Six countries converge for PACANGEL Papua New Guinea

The mission of Pacific Angel is to upgrade education and health facilities, as well as work to deepen local disaster response capabilities. (U.S. Air Force graphic by Tech. Sgt. James Stewart/Released)

The mission of Pacific Angel is to upgrade education and health facilities, as well as work to deepen local disaster response capabilities. (U.S. Air Force graphic by Tech. Sgt. James Stewart/Released)

EASTERN HIGHLANDS PROVINCE, Papua New Guinea -- A six-nation Pacific Angel 15-4 team arrived June 1 in the Eastern Highlands Province of Papua New Guinea.

The Pacific Angels -- doctors, dentists, plumbers and planners from Papua New Guinea, the U.S., Australia, New Zealand, the Philippines and Indonesia -- tumbled out of trucks in Goroka, a town of 20,000 people located a mile above sea-level, to deliver humanitarian assistance and build disaster relief abilities with the Papua New Guinea Defence Force.

The value of the exchanges taking place in tropical medicine, public health and engineering encourages partner countries to build relationships through these various programs, preserving peace and stability in the region.

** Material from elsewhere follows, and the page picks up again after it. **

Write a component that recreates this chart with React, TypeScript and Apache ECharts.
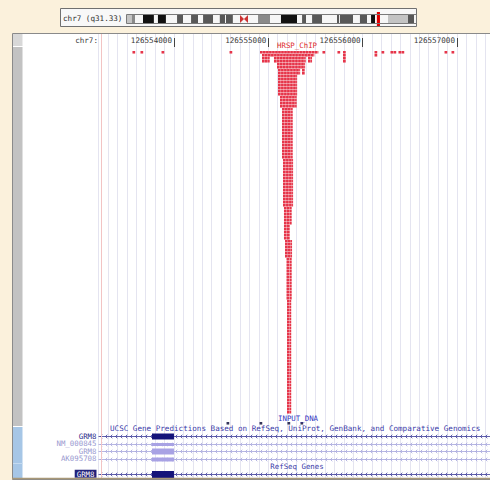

According to U.S. Air Force Lt. Col. Jim Fowler, PACANGEL Papua New Guinea mission commander, Pacific Angel is about taking the complexity of managing peacetime in Papua New Guinea and giving it a structure that might withstand worse.

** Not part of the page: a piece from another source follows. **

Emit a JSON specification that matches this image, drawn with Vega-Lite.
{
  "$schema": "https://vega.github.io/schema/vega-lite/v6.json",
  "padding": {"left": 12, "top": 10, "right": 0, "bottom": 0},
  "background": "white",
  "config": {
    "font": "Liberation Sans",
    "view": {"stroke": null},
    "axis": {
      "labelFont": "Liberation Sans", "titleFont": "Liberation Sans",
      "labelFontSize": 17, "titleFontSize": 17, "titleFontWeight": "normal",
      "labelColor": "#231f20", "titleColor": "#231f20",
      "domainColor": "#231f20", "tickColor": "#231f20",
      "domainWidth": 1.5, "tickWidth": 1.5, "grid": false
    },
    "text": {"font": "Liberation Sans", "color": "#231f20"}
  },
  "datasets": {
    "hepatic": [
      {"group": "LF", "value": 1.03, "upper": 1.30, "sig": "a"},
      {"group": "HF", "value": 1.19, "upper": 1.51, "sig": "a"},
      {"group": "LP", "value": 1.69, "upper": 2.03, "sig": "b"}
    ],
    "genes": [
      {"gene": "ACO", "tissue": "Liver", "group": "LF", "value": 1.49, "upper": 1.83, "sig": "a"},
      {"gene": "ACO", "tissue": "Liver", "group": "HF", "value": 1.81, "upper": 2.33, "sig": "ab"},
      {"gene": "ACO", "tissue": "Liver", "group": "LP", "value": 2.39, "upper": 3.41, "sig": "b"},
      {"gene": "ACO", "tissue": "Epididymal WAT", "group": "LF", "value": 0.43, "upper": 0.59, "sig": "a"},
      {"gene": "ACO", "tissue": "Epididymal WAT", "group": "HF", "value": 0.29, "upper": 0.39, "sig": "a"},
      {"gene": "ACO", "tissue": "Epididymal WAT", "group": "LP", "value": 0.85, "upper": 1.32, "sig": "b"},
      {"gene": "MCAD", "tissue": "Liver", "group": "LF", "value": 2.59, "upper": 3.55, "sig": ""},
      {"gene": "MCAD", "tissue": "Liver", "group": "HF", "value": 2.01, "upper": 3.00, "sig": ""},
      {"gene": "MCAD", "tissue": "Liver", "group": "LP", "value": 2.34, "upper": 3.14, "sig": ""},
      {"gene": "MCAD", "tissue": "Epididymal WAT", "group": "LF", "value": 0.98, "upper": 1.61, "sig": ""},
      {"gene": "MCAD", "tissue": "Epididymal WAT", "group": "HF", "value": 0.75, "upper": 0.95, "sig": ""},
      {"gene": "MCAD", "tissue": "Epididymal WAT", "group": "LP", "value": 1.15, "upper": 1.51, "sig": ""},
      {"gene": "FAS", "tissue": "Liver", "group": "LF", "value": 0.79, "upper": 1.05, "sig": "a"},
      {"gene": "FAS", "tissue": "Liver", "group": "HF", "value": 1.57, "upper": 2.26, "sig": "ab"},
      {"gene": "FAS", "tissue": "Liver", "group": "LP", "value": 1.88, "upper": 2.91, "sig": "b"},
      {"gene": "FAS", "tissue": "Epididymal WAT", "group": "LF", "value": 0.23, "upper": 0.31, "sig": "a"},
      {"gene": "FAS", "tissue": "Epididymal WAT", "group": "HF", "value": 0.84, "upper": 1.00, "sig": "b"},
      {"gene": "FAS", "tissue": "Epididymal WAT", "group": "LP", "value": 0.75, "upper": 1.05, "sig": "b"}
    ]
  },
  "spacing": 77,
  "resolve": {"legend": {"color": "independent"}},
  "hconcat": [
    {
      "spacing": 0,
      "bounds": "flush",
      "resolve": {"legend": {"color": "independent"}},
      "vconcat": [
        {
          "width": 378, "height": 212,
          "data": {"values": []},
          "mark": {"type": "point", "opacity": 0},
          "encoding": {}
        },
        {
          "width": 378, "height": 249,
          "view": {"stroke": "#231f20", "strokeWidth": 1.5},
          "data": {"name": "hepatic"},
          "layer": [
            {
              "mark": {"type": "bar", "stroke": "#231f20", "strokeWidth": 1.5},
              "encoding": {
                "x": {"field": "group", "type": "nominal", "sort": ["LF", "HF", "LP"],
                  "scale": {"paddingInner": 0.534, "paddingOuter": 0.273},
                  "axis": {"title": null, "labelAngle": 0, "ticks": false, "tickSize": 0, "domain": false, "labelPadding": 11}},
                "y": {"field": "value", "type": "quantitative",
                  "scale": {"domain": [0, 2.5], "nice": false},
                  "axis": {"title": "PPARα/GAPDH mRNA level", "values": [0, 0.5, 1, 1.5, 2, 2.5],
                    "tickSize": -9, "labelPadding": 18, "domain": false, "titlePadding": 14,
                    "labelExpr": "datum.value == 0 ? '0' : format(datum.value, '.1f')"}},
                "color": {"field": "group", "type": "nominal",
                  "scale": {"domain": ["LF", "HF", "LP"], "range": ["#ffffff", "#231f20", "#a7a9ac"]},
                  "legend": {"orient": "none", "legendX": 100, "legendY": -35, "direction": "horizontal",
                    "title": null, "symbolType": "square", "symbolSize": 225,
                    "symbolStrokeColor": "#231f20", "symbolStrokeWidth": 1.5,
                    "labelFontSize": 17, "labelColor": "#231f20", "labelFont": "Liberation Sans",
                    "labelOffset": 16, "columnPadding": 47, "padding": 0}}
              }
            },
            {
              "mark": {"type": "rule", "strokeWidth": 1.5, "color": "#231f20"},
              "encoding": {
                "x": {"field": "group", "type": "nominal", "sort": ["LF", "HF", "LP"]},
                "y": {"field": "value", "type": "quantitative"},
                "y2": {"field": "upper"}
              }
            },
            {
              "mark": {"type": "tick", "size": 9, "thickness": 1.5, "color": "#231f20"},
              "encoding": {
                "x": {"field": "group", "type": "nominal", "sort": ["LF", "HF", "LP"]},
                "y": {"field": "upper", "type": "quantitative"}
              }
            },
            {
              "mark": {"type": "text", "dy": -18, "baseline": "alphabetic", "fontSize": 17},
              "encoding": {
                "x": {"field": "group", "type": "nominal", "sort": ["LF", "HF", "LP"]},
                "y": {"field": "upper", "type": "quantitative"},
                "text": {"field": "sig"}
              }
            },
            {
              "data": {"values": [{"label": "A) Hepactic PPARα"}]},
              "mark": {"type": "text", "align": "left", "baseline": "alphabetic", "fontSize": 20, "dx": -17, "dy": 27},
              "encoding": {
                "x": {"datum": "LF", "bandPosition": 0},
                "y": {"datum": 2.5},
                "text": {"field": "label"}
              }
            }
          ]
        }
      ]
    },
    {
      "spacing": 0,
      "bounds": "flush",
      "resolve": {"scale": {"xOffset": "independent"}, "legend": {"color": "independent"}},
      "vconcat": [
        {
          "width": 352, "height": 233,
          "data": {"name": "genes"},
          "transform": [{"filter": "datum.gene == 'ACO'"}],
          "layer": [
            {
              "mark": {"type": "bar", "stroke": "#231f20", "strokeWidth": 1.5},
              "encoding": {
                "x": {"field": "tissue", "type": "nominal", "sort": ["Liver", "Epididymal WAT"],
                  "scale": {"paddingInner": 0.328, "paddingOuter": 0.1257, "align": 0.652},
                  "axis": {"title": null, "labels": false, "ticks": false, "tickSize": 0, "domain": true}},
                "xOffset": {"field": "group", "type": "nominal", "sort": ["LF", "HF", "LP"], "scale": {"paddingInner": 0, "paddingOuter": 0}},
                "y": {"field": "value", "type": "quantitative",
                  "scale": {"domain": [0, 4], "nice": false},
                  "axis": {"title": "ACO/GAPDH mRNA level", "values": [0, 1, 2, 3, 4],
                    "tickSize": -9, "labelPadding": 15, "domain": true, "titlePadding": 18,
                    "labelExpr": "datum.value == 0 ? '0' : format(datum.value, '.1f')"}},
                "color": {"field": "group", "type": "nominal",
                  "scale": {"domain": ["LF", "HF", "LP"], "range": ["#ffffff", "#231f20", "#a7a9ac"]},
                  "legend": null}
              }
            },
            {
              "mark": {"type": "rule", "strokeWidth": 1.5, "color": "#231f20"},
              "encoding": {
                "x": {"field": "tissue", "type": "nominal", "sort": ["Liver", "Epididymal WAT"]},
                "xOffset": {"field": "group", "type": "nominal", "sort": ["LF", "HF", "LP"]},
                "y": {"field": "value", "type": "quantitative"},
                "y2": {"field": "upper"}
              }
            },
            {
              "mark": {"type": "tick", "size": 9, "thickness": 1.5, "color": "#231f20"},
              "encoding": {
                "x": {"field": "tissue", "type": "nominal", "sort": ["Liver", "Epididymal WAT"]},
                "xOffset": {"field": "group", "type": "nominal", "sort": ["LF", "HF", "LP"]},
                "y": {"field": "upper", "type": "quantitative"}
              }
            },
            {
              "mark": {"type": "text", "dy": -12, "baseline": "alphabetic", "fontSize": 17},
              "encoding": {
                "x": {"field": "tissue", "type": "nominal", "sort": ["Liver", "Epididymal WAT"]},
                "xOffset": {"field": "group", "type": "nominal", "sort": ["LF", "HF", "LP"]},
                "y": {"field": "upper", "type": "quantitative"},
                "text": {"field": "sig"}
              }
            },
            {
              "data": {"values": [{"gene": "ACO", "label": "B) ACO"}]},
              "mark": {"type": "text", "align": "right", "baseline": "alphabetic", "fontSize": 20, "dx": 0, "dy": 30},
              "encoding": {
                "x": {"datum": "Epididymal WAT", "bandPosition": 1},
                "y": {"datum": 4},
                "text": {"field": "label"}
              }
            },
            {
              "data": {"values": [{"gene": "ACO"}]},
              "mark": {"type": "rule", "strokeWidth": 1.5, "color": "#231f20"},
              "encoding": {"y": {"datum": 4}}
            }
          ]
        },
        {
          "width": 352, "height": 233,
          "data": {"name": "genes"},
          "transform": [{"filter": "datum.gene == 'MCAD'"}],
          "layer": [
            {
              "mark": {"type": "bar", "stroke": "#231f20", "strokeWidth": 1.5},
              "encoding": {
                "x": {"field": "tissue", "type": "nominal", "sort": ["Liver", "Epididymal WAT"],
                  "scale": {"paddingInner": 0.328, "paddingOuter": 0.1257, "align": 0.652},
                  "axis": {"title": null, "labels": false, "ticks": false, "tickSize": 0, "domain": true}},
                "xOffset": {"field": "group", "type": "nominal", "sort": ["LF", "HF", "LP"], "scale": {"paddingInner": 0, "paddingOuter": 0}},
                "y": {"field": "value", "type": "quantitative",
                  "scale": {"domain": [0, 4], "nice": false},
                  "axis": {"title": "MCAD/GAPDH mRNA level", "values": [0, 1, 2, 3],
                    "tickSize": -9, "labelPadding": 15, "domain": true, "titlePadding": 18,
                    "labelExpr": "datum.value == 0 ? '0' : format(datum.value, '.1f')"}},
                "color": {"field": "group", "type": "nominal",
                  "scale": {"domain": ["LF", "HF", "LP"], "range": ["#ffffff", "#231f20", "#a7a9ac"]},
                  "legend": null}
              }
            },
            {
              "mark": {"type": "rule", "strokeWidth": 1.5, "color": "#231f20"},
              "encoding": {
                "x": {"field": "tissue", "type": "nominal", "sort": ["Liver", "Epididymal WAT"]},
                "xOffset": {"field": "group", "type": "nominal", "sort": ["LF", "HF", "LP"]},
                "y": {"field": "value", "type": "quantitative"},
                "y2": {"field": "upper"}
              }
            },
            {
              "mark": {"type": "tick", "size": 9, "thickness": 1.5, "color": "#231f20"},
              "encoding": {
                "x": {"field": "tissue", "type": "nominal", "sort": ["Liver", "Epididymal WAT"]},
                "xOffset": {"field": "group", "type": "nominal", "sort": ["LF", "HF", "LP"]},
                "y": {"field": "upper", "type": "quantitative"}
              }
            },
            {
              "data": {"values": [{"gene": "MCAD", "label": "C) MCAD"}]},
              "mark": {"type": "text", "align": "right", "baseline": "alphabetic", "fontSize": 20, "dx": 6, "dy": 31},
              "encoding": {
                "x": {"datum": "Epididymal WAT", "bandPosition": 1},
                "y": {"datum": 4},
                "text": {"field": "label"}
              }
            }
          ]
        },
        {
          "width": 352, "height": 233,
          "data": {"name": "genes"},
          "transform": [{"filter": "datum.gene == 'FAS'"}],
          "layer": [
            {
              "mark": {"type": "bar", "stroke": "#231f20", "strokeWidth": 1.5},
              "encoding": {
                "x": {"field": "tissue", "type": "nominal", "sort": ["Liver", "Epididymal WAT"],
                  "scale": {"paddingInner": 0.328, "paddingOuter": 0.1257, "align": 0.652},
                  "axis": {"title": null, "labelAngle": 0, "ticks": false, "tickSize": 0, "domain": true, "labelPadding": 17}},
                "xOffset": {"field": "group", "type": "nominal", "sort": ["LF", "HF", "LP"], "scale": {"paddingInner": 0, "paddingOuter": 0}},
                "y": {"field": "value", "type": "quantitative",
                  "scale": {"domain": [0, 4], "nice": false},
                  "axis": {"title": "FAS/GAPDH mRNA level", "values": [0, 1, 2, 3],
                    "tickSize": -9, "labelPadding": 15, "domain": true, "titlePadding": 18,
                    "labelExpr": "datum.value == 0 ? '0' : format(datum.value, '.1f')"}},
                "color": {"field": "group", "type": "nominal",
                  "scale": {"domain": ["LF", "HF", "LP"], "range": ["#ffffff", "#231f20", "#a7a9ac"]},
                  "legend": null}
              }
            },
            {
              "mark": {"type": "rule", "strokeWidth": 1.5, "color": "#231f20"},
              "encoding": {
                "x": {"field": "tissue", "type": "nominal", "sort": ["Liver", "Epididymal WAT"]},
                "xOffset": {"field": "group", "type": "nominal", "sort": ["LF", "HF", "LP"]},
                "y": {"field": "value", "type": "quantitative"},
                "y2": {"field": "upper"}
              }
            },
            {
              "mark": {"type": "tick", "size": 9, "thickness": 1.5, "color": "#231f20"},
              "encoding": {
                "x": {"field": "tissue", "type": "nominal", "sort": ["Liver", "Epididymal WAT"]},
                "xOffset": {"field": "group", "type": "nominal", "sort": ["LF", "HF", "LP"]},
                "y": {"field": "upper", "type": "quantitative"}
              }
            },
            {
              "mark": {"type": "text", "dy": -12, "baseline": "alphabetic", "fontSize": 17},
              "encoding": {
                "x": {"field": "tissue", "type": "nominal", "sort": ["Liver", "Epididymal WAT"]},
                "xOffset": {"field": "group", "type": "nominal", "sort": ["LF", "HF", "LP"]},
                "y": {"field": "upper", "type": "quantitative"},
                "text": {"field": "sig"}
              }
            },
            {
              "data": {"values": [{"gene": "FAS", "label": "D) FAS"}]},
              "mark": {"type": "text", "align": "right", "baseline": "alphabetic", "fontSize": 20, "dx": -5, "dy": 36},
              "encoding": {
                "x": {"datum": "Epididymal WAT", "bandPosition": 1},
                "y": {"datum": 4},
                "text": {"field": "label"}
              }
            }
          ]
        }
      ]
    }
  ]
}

"We're investing in sustainability," said U.S. Air Force Col. Joseph Anderson, the Pacific Air Forces command surgeon.

The operation helps Papua New Guinea military and civil health groups recognize and cope with the complexity of a disaster like the typhoons, tsunamis, earthquakes and floods characteristic of the South Pacific, said U.S. Air Force Lt Col. Courtney Finkbeiner, a nurse and leader of the operation's medical subject-matter expert exchange teams.

"Disaster is chaotic enough," she continued. "All of the [Papua New Guinea] medical professionals know how to care for patients; we only try to show them how we organize in a crisis."

Appreciating that context of mutual reliance and assistance is critical to understanding the aid picture in the South Pacific, emphasizing cooperation amongst countries.

"We all have different outlooks, but in a situation like Pacific Angel, we have to consult with each other," said Philippine Army Capt. Donald Palmer, Philippines Medical Corps doctor. "We take our [national] experiences and turn them into multilateral ability, where each country can help the other."

Missions like Pacific Angel help local government and international aid agencies respond more quickly to crises within a country's borders and assume control of recovery more quickly in their wake, enabling them to better use the equipment, training and connections they already have.

For instance, Pacific Angel missions to Nepal in recent years helped more than 9,000 people in that country. More critically, the missions brought together the Nepalese, American, Australian and other military and civilian aid agencies who later formed the joint task force that responded to the devastation following the earthquake near Kathmandu weeks ago.

For many of the Papua New Guinea Defence Force members, all the disaster training and activity resonate strongly with experience.

"We've been through the real things, many times before," said PNGDF Maj. Wilson Andrews, Pacific Angel lead host nation planner.

This summer marks the eighth iteration of PACANGEL. The teams will be training in humanitarian assistance and disaster relief through June 8.